| Problem to solve |
Leave out every picture, then output exactly the lines between the ones holding "Reproduce this chart with matplotlib." and "labels = ['Variability', 'Response', 'Forcing']", inclusive, and nothing beyond them.

Rows from a dataset
--- Start ---
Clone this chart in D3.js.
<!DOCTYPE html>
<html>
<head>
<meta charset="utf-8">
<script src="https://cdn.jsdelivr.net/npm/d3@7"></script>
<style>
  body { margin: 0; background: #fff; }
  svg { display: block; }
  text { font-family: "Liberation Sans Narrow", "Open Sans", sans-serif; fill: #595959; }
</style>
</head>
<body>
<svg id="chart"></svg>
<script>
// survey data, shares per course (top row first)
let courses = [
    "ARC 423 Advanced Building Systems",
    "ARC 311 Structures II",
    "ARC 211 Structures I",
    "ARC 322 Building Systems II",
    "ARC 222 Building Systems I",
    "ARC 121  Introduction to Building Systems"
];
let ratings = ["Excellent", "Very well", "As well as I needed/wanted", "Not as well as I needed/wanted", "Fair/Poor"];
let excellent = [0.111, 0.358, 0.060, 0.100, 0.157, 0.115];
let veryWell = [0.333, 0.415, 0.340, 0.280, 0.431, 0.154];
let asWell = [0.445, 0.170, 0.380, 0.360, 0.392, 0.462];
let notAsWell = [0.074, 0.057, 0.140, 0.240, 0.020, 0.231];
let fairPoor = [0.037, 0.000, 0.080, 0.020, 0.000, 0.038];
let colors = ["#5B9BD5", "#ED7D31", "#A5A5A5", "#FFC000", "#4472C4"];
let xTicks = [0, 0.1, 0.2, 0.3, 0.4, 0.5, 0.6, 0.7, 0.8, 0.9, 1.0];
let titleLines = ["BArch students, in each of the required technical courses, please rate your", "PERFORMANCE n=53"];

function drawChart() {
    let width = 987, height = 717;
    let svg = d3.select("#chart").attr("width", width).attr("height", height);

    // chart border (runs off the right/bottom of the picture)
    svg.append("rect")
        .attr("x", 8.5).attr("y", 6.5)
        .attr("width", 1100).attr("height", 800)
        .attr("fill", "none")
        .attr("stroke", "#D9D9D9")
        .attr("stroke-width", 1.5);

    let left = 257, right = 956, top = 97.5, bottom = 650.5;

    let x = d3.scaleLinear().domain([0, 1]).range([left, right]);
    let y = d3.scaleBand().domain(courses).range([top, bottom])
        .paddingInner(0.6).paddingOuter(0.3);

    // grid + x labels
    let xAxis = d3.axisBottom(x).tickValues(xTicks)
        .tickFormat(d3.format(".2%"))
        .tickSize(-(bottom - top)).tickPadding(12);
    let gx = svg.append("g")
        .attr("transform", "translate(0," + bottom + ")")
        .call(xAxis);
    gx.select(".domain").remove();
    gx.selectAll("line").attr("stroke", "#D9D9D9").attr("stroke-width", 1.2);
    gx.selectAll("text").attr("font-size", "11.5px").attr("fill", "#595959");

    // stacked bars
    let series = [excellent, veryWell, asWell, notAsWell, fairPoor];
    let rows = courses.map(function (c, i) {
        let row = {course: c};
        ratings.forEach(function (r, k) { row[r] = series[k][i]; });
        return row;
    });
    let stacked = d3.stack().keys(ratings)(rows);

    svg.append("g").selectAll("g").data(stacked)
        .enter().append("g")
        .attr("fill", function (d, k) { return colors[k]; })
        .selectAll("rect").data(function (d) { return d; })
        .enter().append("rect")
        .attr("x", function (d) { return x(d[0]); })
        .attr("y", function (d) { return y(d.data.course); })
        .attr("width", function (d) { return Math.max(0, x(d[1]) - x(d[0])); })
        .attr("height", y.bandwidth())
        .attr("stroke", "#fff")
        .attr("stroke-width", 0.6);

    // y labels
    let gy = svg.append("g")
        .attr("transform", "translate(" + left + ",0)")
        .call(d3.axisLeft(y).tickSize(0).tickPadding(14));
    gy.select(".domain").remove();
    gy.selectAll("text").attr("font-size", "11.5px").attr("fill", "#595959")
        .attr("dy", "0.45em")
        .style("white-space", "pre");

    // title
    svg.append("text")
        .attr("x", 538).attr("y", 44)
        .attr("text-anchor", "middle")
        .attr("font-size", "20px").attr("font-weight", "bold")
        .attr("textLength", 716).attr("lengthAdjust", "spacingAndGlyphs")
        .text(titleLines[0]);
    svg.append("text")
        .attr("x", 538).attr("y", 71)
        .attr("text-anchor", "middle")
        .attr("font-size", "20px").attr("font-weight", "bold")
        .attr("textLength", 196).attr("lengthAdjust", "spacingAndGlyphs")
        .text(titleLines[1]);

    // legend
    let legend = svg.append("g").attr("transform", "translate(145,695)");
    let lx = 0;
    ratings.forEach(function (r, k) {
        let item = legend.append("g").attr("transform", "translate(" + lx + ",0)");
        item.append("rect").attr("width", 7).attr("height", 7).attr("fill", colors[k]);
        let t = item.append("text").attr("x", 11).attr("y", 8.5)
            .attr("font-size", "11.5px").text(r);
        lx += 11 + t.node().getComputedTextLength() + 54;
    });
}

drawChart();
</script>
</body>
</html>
--- End ---
--- Start ---
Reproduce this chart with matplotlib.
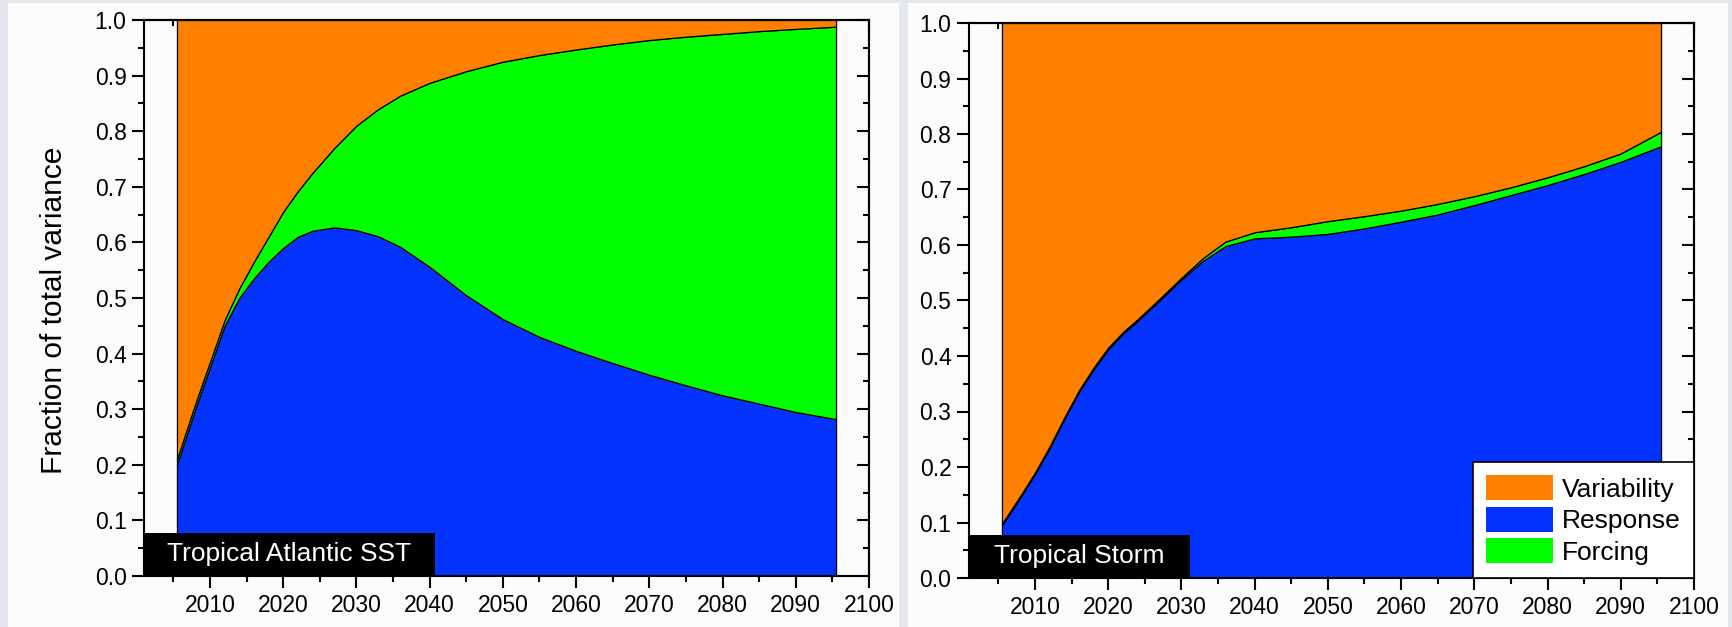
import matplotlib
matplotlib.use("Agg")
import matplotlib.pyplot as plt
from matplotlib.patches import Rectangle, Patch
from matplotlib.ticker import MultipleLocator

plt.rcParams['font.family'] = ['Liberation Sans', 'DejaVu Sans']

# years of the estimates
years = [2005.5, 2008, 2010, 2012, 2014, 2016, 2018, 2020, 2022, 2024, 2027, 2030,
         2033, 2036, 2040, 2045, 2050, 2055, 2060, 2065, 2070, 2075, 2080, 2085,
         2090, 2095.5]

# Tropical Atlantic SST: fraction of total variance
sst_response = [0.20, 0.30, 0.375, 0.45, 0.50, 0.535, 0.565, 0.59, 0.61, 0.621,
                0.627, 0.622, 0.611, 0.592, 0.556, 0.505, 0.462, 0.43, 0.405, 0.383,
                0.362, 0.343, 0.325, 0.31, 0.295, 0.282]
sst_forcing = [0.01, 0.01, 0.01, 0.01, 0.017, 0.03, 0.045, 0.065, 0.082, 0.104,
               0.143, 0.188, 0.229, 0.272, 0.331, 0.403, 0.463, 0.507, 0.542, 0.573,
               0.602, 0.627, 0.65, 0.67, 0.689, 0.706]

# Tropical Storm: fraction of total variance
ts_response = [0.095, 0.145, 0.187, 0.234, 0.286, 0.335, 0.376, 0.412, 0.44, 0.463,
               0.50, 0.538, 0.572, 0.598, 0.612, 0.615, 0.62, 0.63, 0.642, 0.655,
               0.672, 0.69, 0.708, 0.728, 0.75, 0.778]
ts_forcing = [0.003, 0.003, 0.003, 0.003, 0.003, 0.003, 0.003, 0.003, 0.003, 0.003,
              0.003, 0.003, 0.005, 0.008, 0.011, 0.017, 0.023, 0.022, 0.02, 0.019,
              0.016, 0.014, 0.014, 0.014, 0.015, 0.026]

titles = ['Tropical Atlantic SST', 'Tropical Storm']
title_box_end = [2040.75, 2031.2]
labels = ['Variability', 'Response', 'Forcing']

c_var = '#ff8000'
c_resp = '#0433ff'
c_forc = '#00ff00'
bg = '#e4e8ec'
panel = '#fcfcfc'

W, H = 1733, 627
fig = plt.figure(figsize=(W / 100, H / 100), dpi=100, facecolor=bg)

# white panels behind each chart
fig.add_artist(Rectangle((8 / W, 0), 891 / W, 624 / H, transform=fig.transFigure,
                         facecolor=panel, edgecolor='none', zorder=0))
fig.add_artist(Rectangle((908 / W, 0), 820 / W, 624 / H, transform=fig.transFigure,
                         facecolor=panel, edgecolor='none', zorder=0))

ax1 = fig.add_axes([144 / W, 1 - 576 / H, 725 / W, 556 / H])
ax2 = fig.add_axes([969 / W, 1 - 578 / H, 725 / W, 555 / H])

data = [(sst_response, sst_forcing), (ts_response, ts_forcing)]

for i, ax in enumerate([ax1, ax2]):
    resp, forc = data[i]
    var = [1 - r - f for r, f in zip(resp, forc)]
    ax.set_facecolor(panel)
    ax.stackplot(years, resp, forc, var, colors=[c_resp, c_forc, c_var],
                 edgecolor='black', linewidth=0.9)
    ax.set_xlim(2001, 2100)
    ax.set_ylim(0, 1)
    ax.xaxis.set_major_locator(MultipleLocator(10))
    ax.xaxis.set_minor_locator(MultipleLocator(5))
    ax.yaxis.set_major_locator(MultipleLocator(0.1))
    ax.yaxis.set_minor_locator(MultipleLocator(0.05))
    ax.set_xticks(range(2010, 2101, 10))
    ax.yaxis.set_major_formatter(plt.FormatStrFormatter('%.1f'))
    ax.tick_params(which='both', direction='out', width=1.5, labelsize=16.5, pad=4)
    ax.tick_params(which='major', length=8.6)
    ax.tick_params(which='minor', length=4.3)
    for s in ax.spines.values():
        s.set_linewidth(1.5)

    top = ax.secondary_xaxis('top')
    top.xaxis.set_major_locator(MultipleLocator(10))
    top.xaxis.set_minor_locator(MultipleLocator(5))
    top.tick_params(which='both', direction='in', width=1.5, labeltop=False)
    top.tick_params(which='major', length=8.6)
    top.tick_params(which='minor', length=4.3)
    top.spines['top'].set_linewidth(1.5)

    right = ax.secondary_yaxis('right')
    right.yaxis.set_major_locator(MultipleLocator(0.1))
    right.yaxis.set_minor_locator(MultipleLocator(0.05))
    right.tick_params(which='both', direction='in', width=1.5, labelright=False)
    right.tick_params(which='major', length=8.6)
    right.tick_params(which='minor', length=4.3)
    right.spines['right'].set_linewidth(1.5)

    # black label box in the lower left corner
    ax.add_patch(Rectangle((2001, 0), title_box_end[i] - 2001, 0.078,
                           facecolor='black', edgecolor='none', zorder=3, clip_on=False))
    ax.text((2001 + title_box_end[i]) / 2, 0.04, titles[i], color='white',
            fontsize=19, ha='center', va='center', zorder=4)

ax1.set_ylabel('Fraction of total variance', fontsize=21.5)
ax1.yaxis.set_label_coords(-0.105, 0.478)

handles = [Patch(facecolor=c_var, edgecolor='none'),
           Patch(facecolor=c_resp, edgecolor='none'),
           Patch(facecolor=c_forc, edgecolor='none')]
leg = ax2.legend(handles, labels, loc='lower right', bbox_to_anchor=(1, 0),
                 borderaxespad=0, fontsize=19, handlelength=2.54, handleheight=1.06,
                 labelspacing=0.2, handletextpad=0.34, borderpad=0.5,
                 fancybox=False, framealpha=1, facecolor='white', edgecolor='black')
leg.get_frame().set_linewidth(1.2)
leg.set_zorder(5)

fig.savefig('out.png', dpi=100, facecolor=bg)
--- End ---
| Full response |
Reproduce this chart with matplotlib.
import matplotlib
matplotlib.use("Agg")
import matplotlib.pyplot as plt
from matplotlib.patches import Rectangle, Patch
from matplotlib.ticker import MultipleLocator

plt.rcParams['font.family'] = ['Liberation Sans', 'DejaVu Sans']

# years of the estimates
years = [2005.5, 2008, 2010, 2012, 2014, 2016, 2018, 2020, 2022, 2024, 2027, 2030,
         2033, 2036, 2040, 2045, 2050, 2055, 2060, 2065, 2070, 2075, 2080, 2085,
         2090, 2095.5]

# Tropical Atlantic SST: fraction of total variance
sst_response = [0.20, 0.30, 0.375, 0.45, 0.50, 0.535, 0.565, 0.59, 0.61, 0.621,
                0.627, 0.622, 0.611, 0.592, 0.556, 0.505, 0.462, 0.43, 0.405, 0.383,
                0.362, 0.343, 0.325, 0.31, 0.295, 0.282]
sst_forcing = [0.01, 0.01, 0.01, 0.01, 0.017, 0.03, 0.045, 0.065, 0.082, 0.104,
               0.143, 0.188, 0.229, 0.272, 0.331, 0.403, 0.463, 0.507, 0.542, 0.573,
               0.602, 0.627, 0.65, 0.67, 0.689, 0.706]

# Tropical Storm: fraction of total variance
ts_response = [0.095, 0.145, 0.187, 0.234, 0.286, 0.335, 0.376, 0.412, 0.44, 0.463,
               0.50, 0.538, 0.572, 0.598, 0.612, 0.615, 0.62, 0.63, 0.642, 0.655,
               0.672, 0.69, 0.708, 0.728, 0.75, 0.778]
ts_forcing = [0.003, 0.003, 0.003, 0.003, 0.003, 0.003, 0.003, 0.003, 0.003, 0.003,
              0.003, 0.003, 0.005, 0.008, 0.011, 0.017, 0.023, 0.022, 0.02, 0.019,
              0.016, 0.014, 0.014, 0.014, 0.015, 0.026]

titles = ['Tropical Atlantic SST', 'Tropical Storm']
title_box_end = [2040.75, 2031.2]
labels = ['Variability', 'Response', 'Forcing']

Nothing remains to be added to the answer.